The local council will remove graffiti from their property and I’ve had some success with Openreach and Network Rail. Until February 2016, I had cooperation from Virgin Media’s Cabinet and Plant Maintenance department in Birmingham. They would remove graffiti, mainly by repainting the cabinets in their corporate colour (grey; often the cabinets had previously been painted green).
Then, on 13 February, responses ceased. I tried emailing Virgin Media’s CEO Tom Mockridge, but got no reply. In desperation, I even emailed Sir Richard Branson, the CEO of the Virgin Group but that also got no response. Eventually, I took to Twitter and tweeted to @virginmedia. This got replies on twitter but no action, even after I had reported 3 examples as a test via Virgin Media’s own website, which recognises graffiti as damage to a cabinet. I was asked to give details of the cabinets affected, but after I did so, nothing changed except one day when I found a workman from the John Henry Group working nearby on one of 4 VM cabinets.

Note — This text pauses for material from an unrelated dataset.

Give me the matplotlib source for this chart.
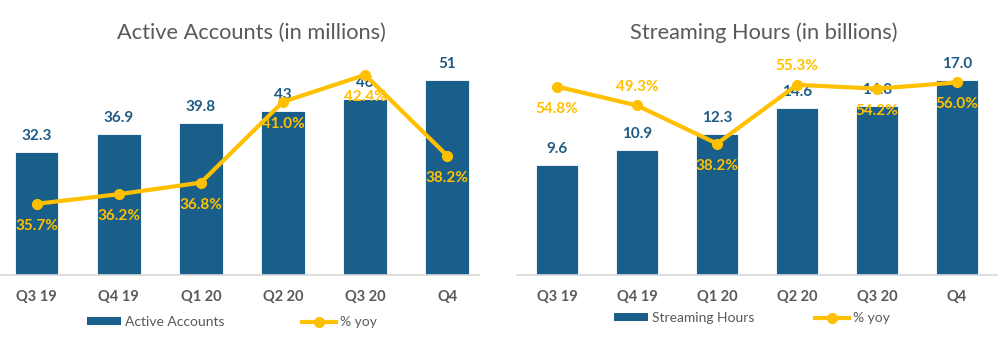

Evidently VM contracts some maintenance to this company. He was repairing a lock on one cabinet, but, when asked, said that he would repaint them grey (only one was grey but they all had non-tag graffiti on them). He also knew about some other cabinets in the area that had graffiti on them and were still green. He did indeed paint the cabinets grey but did not touch any others. I concluded that he had not been sent to paint over the graffiti but to mend the lock and that he may have been told to repaint the cabinets while he was there.
That is how things stand to this day: some VM cabinets grey, some still green, most with graffiti of one sort or another on them. I am unable to get any further action on the matter. Of course, one only knows that these cabinets belong to Virgin Media by their colour or having had them identified in the past. All VM cabinets have a double-pitched top (i.e. not flat, but then so do those of Openreach), but no identification of any sort. Perhaps VM do not care about their public image or hope that no one will associate them with these disgraceful cabinets. They cannot even be bothered to paint all their cabinets the same colour.
I had no better results with Edinburgh police, who evidently did not want to be bothered with trivial vandalism. One can report the crime via 101 but they always want to know if you saw the graffiti being applied and/or if it is on one’s own property. When they find that that neither apply, they lose interest and just log it. Before the creation of Police Scotland, Lothian & Borders Police used to take more interest, keeping a database of graffiti tags and alerting other officers to the crime. I think in one case, someone was arrested and charged.
British Transport Police have been more accommodating and do record graffiti. But it had no better results.
It is all very frustrating and is allowing graffiti artists to get away with their anti-social behaviour.
Getting no sense from VM, I spray-painted over graffiti on 5 of their street cabinets in my area. I told them in advance, asking permission, and afterwards. I got no response in either case.